▶ _What to do_
Images must not appear in your copy; reproduce every other part of the records exactly.

[Charts and diagrams as code]
## START

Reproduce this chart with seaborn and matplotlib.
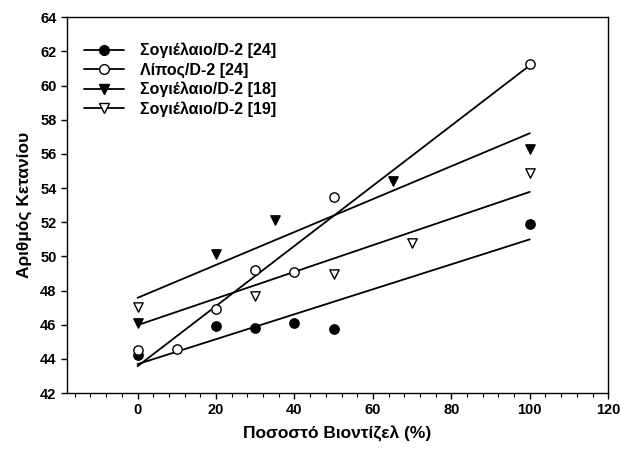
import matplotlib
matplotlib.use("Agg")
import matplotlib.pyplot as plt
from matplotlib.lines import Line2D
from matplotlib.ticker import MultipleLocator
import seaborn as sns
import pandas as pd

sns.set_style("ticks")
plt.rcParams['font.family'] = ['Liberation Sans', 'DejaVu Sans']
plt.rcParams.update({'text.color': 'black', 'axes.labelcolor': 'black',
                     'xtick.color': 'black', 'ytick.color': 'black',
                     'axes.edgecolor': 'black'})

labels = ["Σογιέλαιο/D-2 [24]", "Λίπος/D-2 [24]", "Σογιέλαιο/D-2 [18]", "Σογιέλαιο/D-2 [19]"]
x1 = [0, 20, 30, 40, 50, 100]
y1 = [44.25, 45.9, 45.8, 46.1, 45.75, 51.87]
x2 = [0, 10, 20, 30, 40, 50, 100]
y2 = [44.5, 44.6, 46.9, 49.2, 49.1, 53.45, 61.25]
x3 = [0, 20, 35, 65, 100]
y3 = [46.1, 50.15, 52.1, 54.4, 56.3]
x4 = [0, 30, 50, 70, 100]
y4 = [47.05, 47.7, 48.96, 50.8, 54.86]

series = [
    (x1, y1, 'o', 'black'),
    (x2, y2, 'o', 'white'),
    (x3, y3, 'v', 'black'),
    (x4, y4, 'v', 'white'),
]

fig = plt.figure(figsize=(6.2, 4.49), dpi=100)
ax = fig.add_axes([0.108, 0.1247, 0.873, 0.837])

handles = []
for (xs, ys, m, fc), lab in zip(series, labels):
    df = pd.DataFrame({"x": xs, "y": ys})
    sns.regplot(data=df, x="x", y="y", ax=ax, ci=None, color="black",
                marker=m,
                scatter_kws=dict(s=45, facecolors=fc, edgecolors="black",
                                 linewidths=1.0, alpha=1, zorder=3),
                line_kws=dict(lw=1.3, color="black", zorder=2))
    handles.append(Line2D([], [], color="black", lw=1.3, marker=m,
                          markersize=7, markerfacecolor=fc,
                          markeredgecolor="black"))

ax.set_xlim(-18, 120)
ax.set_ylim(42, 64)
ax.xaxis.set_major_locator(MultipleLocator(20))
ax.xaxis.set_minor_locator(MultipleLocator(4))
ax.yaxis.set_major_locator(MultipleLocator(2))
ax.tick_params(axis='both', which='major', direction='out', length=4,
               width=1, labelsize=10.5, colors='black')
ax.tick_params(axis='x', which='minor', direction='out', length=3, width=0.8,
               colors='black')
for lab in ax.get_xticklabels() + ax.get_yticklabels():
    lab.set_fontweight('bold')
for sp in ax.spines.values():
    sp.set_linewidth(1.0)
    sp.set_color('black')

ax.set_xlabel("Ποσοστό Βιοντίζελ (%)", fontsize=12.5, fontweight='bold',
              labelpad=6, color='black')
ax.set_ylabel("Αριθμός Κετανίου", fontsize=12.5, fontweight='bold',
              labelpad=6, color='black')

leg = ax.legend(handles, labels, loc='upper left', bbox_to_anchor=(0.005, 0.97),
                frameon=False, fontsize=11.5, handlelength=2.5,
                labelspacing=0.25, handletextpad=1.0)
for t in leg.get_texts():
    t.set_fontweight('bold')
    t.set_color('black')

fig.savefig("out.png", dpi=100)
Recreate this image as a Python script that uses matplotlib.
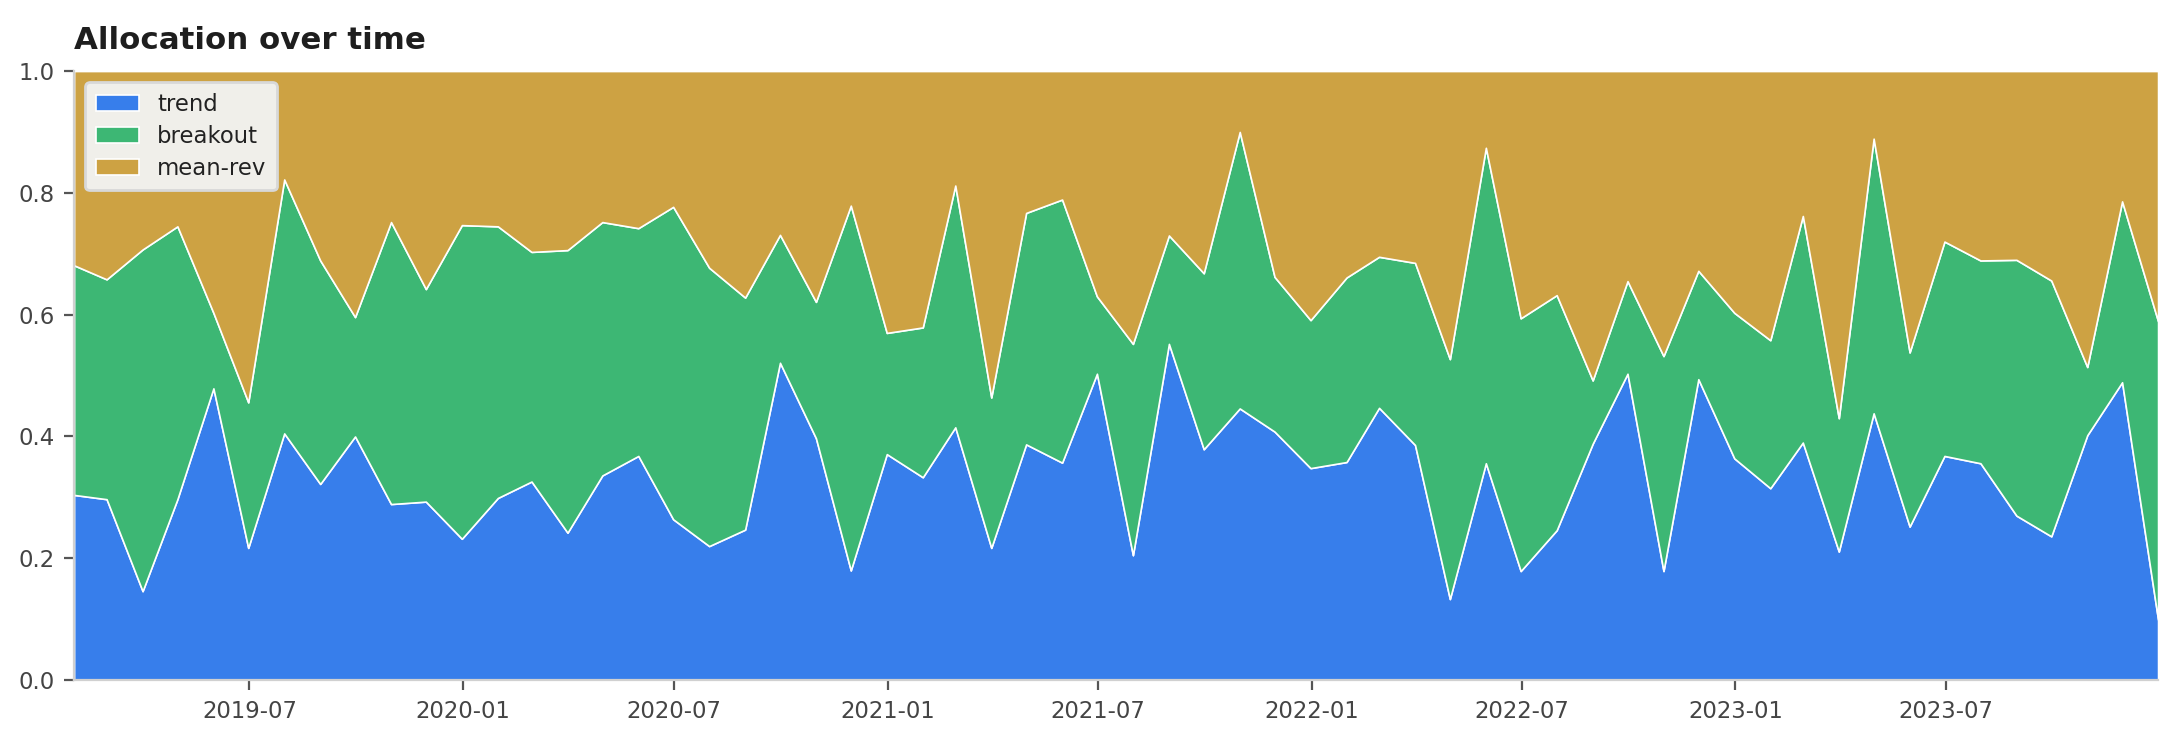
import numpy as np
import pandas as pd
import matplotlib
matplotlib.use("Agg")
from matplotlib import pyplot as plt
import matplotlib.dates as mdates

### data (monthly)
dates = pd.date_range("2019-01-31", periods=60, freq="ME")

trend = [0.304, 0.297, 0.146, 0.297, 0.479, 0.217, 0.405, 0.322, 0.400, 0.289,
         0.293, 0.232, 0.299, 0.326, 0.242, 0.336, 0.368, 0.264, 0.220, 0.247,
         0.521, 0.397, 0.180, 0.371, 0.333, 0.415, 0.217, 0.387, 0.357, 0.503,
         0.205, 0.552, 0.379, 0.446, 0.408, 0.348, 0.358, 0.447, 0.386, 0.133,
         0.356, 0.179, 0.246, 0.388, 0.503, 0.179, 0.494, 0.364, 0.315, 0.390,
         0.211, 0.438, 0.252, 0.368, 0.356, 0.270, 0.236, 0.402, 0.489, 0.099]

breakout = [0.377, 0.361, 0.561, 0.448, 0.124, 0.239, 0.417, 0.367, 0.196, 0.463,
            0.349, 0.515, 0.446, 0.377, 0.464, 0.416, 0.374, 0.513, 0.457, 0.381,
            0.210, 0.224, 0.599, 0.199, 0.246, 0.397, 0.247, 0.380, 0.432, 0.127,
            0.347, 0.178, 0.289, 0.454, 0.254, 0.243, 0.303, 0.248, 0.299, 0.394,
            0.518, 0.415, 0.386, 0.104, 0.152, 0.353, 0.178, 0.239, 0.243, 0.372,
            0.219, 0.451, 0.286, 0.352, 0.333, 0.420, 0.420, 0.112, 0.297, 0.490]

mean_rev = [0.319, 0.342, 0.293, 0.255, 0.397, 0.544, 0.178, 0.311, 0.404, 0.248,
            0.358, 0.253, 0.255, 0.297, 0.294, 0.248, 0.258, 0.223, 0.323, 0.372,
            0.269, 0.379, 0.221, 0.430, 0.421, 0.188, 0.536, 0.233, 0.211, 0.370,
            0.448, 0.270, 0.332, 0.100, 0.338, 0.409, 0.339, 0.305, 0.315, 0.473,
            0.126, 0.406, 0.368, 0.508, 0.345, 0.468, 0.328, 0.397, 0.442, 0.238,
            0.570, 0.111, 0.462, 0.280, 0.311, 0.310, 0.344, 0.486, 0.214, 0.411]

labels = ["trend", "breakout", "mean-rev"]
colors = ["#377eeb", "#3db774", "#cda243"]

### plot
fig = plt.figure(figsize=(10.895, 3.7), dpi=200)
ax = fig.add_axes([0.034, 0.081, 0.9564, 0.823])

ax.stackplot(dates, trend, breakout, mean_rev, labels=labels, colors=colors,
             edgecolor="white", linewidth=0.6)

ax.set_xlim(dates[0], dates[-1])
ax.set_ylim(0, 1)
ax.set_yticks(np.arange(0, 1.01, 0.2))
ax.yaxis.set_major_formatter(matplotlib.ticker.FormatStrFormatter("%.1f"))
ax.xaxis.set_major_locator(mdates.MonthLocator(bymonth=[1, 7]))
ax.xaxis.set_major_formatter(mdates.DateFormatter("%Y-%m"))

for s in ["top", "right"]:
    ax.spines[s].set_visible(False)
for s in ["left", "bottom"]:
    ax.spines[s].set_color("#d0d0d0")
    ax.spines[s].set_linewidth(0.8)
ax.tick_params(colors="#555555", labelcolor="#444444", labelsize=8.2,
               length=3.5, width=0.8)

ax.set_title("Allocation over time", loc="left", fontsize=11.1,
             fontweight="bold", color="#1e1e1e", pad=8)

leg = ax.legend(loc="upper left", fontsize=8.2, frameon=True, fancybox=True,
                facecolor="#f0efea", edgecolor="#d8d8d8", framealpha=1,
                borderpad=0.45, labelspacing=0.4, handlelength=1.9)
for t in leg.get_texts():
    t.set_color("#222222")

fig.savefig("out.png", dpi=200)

## END

▶ _Response below_
Reproduce this chart with seaborn and matplotlib.
import matplotlib
matplotlib.use("Agg")
import matplotlib.pyplot as plt
from matplotlib.lines import Line2D
from matplotlib.ticker import MultipleLocator
import seaborn as sns
import pandas as pd

sns.set_style("ticks")
plt.rcParams['font.family'] = ['Liberation Sans', 'DejaVu Sans']
plt.rcParams.update({'text.color': 'black', 'axes.labelcolor': 'black',
                     'xtick.color': 'black', 'ytick.color': 'black',
                     'axes.edgecolor': 'black'})

labels = ["Σογιέλαιο/D-2 [24]", "Λίπος/D-2 [24]", "Σογιέλαιο/D-2 [18]", "Σογιέλαιο/D-2 [19]"]
x1 = [0, 20, 30, 40, 50, 100]
y1 = [44.25, 45.9, 45.8, 46.1, 45.75, 51.87]
x2 = [0, 10, 20, 30, 40, 50, 100]
y2 = [44.5, 44.6, 46.9, 49.2, 49.1, 53.45, 61.25]
x3 = [0, 20, 35, 65, 100]
y3 = [46.1, 50.15, 52.1, 54.4, 56.3]
x4 = [0, 30, 50, 70, 100]
y4 = [47.05, 47.7, 48.96, 50.8, 54.86]

series = [
    (x1, y1, 'o', 'black'),
    (x2, y2, 'o', 'white'),
    (x3, y3, 'v', 'black'),
    (x4, y4, 'v', 'white'),
]

fig = plt.figure(figsize=(6.2, 4.49), dpi=100)
ax = fig.add_axes([0.108, 0.1247, 0.873, 0.837])

handles = []
for (xs, ys, m, fc), lab in zip(series, labels):
    df = pd.DataFrame({"x": xs, "y": ys})
    sns.regplot(data=df, x="x", y="y", ax=ax, ci=None, color="black",
                marker=m,
                scatter_kws=dict(s=45, facecolors=fc, edgecolors="black",
                                 linewidths=1.0, alpha=1, zorder=3),
                line_kws=dict(lw=1.3, color="black", zorder=2))
    handles.append(Line2D([], [], color="black", lw=1.3, marker=m,
                          markersize=7, markerfacecolor=fc,
                          markeredgecolor="black"))

ax.set_xlim(-18, 120)
ax.set_ylim(42, 64)
ax.xaxis.set_major_locator(MultipleLocator(20))
ax.xaxis.set_minor_locator(MultipleLocator(4))
ax.yaxis.set_major_locator(MultipleLocator(2))
ax.tick_params(axis='both', which='major', direction='out', length=4,
               width=1, labelsize=10.5, colors='black')
ax.tick_params(axis='x', which='minor', direction='out', length=3, width=0.8,
               colors='black')
for lab in ax.get_xticklabels() + ax.get_yticklabels():
    lab.set_fontweight('bold')
for sp in ax.spines.values():
    sp.set_linewidth(1.0)
    sp.set_color('black')

ax.set_xlabel("Ποσοστό Βιοντίζελ (%)", fontsize=12.5, fontweight='bold',
              labelpad=6, color='black')
ax.set_ylabel("Αριθμός Κετανίου", fontsize=12.5, fontweight='bold',
              labelpad=6, color='black')

leg = ax.legend(handles, labels, loc='upper left', bbox_to_anchor=(0.005, 0.97),
                frameon=False, fontsize=11.5, handlelength=2.5,
                labelspacing=0.25, handletextpad=1.0)
for t in leg.get_texts():
    t.set_fontweight('bold')
    t.set_color('black')

fig.savefig("out.png", dpi=100)
Recreate this image as a Python script that uses matplotlib.
import numpy as np
import pandas as pd
import matplotlib
matplotlib.use("Agg")
from matplotlib import pyplot as plt
import matplotlib.dates as mdates

### data (monthly)
dates = pd.date_range("2019-01-31", periods=60, freq="ME")

trend = [0.304, 0.297, 0.146, 0.297, 0.479, 0.217, 0.405, 0.322, 0.400, 0.289,
         0.293, 0.232, 0.299, 0.326, 0.242, 0.336, 0.368, 0.264, 0.220, 0.247,
         0.521, 0.397, 0.180, 0.371, 0.333, 0.415, 0.217, 0.387, 0.357, 0.503,
         0.205, 0.552, 0.379, 0.446, 0.408, 0.348, 0.358, 0.447, 0.386, 0.133,
         0.356, 0.179, 0.246, 0.388, 0.503, 0.179, 0.494, 0.364, 0.315, 0.390,
         0.211, 0.438, 0.252, 0.368, 0.356, 0.270, 0.236, 0.402, 0.489, 0.099]

breakout = [0.377, 0.361, 0.561, 0.448, 0.124, 0.239, 0.417, 0.367, 0.196, 0.463,
            0.349, 0.515, 0.446, 0.377, 0.464, 0.416, 0.374, 0.513, 0.457, 0.381,
            0.210, 0.224, 0.599, 0.199, 0.246, 0.397, 0.247, 0.380, 0.432, 0.127,
            0.347, 0.178, 0.289, 0.454, 0.254, 0.243, 0.303, 0.248, 0.299, 0.394,
            0.518, 0.415, 0.386, 0.104, 0.152, 0.353, 0.178, 0.239, 0.243, 0.372,
            0.219, 0.451, 0.286, 0.352, 0.333, 0.420, 0.420, 0.112, 0.297, 0.490]

mean_rev = [0.319, 0.342, 0.293, 0.255, 0.397, 0.544, 0.178, 0.311, 0.404, 0.248,
            0.358, 0.253, 0.255, 0.297, 0.294, 0.248, 0.258, 0.223, 0.323, 0.372,
            0.269, 0.379, 0.221, 0.430, 0.421, 0.188, 0.536, 0.233, 0.211, 0.370,
            0.448, 0.270, 0.332, 0.100, 0.338, 0.409, 0.339, 0.305, 0.315, 0.473,
            0.126, 0.406, 0.368, 0.508, 0.345, 0.468, 0.328, 0.397, 0.442, 0.238,
            0.570, 0.111, 0.462, 0.280, 0.311, 0.310, 0.344, 0.486, 0.214, 0.411]

labels = ["trend", "breakout", "mean-rev"]
colors = ["#377eeb", "#3db774", "#cda243"]

### plot
fig = plt.figure(figsize=(10.895, 3.7), dpi=200)
ax = fig.add_axes([0.034, 0.081, 0.9564, 0.823])

ax.stackplot(dates, trend, breakout, mean_rev, labels=labels, colors=colors,
             edgecolor="white", linewidth=0.6)

ax.set_xlim(dates[0], dates[-1])
ax.set_ylim(0, 1)
ax.set_yticks(np.arange(0, 1.01, 0.2))
ax.yaxis.set_major_formatter(matplotlib.ticker.FormatStrFormatter("%.1f"))
ax.xaxis.set_major_locator(mdates.MonthLocator(bymonth=[1, 7]))
ax.xaxis.set_major_formatter(mdates.DateFormatter("%Y-%m"))

for s in ["top", "right"]:
    ax.spines[s].set_visible(False)
for s in ["left", "bottom"]:
    ax.spines[s].set_color("#d0d0d0")
    ax.spines[s].set_linewidth(0.8)
ax.tick_params(colors="#555555", labelcolor="#444444", labelsize=8.2,
               length=3.5, width=0.8)

ax.set_title("Allocation over time", loc="left", fontsize=11.1,
             fontweight="bold", color="#1e1e1e", pad=8)

leg = ax.legend(loc="upper left", fontsize=8.2, frameon=True, fancybox=True,
                facecolor="#f0efea", edgecolor="#d8d8d8", framealpha=1,
                borderpad=0.45, labelspacing=0.4, handlelength=1.9)
for t in leg.get_texts():
    t.set_color("#222222")

fig.savefig("out.png", dpi=200)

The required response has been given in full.